Few unions can cause this kind of a ruckus anymore.
Forty years ago, it was the steelworkers, roiling President Kennedy and national inflation when they called for a rise in steel prices. At the turn of the century, it was a coal miners' strike, testing President Theodore Roosevelt's mettle and threatening Americans' ability to heat their homes.
Now, it is a lockout at West Coast ports that would seem to hold the holiday season hostage, with millions of Christmas toys and televisions from Asia trapped on a conga line of ships left bobbing in untended harbors.
By one estimate, the shutdown, which began Sunday afternoon and centers on faltering labor negotiations, is costing the US $1 billion a day. It is, in many ways, a throwback to a different era to a time before unions were so picked at that they lost their ability to shake the nation.
For the moment, many companies are coping. Anticipating the problems months ago, they took steps to get their Christmas merchandise from Asia earlier. But prolonged labor strife, experts say, could imperil any national economic recovery, and as in the past sweep a reluctant president into the froth of bare-knuckle union politics.
"The key questions are how long will it last and whether the government will intervene," says Bruce Steinberg, chief economist for Merrill Lynch & Co. "I don't think the government will let the economy be held hostage by some longshoremen."
It would not be the first time. Indeed, over 70 years, the workers of the International Longshore and Warehouse Union (ILWU) have created what some observers call the most powerful union in the United States.
In 1934, under the hawk-nosed labor activist Harry Bridges, the issue was 10 cents more an hour in wages and the right for the union to send who it wanted to each job rather than depending on corrupt foremen, who often chose workers based on their bribes. He incapacitated the entire West Coast with a strike from San Diego to Seattle, and won his concessions after San Francisco police killed two protesters and injured 100 others in what longshoremen now call "Bloody Tuesday."
At issue today is technology. As shipping, like other industries, becomes increasingly computerized, the ILWU wants to make sure that the people who run this technology are unionized. The terminal operators and shipping lines that make up the Pacific Maritime Association (PMA) have so far not agreed.
Moreover, the companies say that workers, who have been without a labor contract since July 2, have begun to protest by slowing down, strictly adhering to break times, and not accepting overtime. This amounts to a paid strike, the PMA has said, and it shut down ports Sunday until a new labor agreement is reached.
The immediate impact might not be severe. One of the reasons economists are not concerned is because many importers shipped goods this spring and summer. "Goods from China soared this summer all those toys, clothes, and electronics came pouring in," says Mark Zandi of the website Economy.com.

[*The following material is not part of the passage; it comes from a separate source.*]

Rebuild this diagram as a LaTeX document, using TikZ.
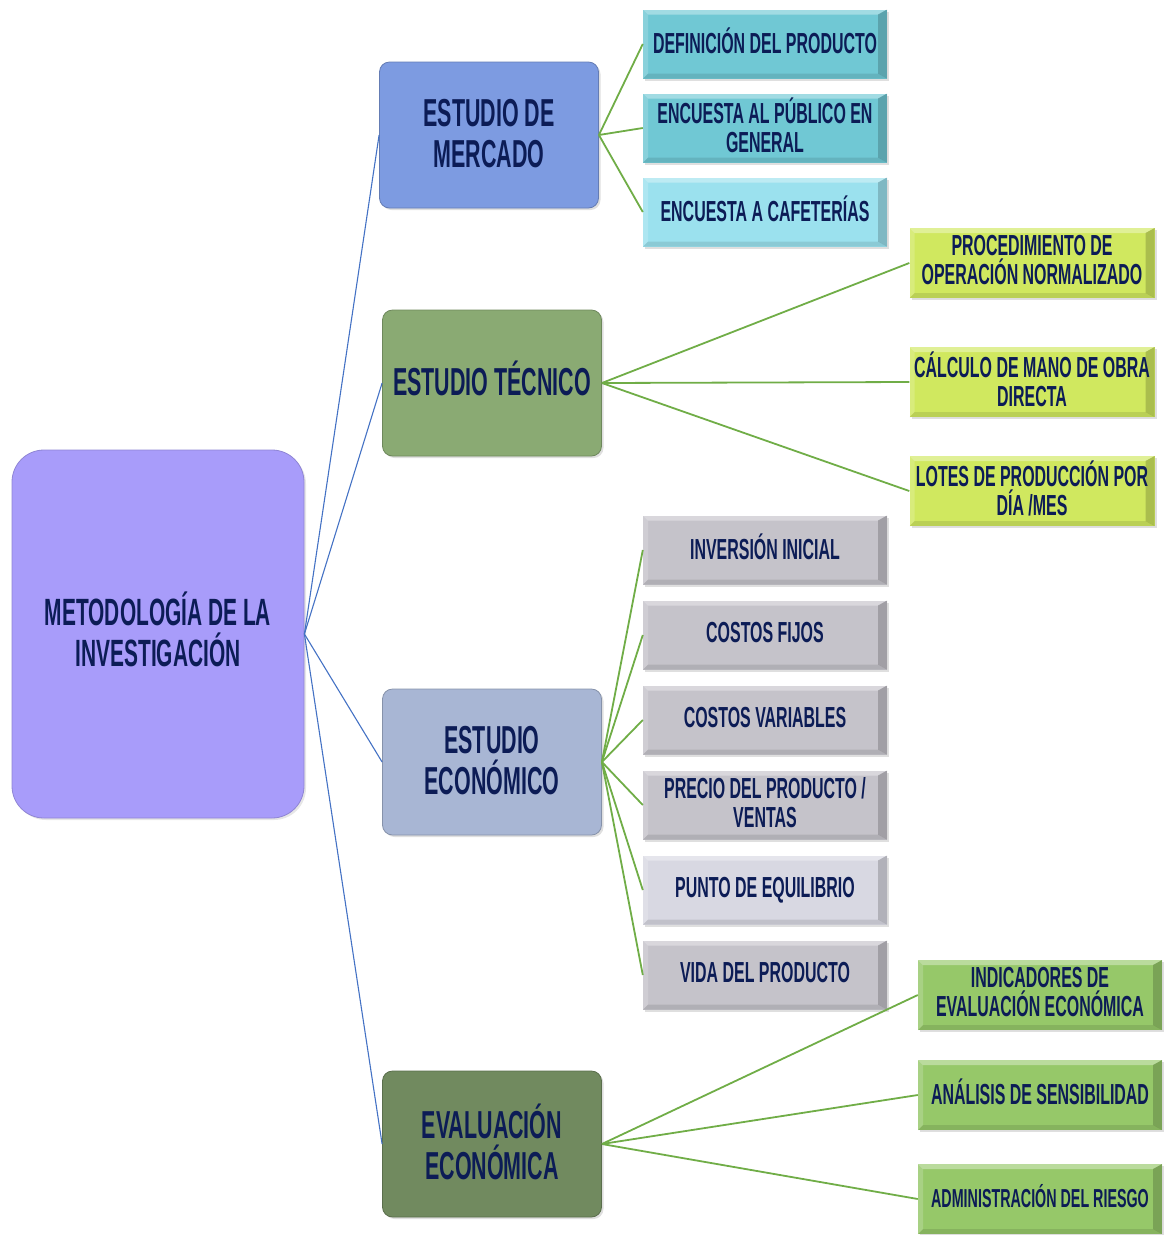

He and others claim that the lockout would merely weaken the economy a little further this economic period but not impede a rebound in the next. Yet others are not so dismissive. Stockpiling goods, they say, only works for certain industries, like toys and computers, not fruits or perishable goods.
Moreover, stockpiles only last so long, and the dearth of goods should the lockout continue would certainly put a strain on retailers.
"It's true that a lot have tried to provide a buffer by bringing in goods early and putting them in warehouses, but that means an added expense and that buffer won't last long," says Erik Autor of the National Retail Federation, who worries that it could take weeks to get the distribution system back operating once the disruption is resolved.
"You can look at the Pacific trade as a big conveyor belt, and when it stops the whole system backs up," he says.
The longer the impasse continues, the more pressure there will be for President Bush to step in. The administration has been tracking negotiations since they began in May, reports say, and it has at various times put pressure on the workers' union. Yet the ILWU isn't likely to be cowed.
Today, the ILWU's unique strength still courses from the unity forged under bridges on "Bloody Tuesday." Outside the San Francisco hiring hall, there are two white outlines of where the workers fell in 1934.
All workers must take classes about the union's history as well as the current labor contract. And in the Bay Area, ports close every year on July 5 to remember those killed in the 1934 strike.
With some 10,500 workers at all the West Coast's 29 major ports, the union has parlayed this solidarity into remarkable success. As the current lockout attests, it can, essentially, shut down one coast of the United States, giving it unparalleled bargaining leverage in a country ever-more reliant on imports especially from Asia.
Strikes in 1936, 1948, and 1971 have helped win the average ILWU dockworker a salary of nearly $110,000 a year, including medical benefits.
While not a strike, the current situation promises the same results, as the union's sinew is tested amid a broader economy clambering for a return to business as usual. Says Mr. Zandi of Economy.com: "The economy is very weak and struggling under the weight of many problems, and this just adds one more problem."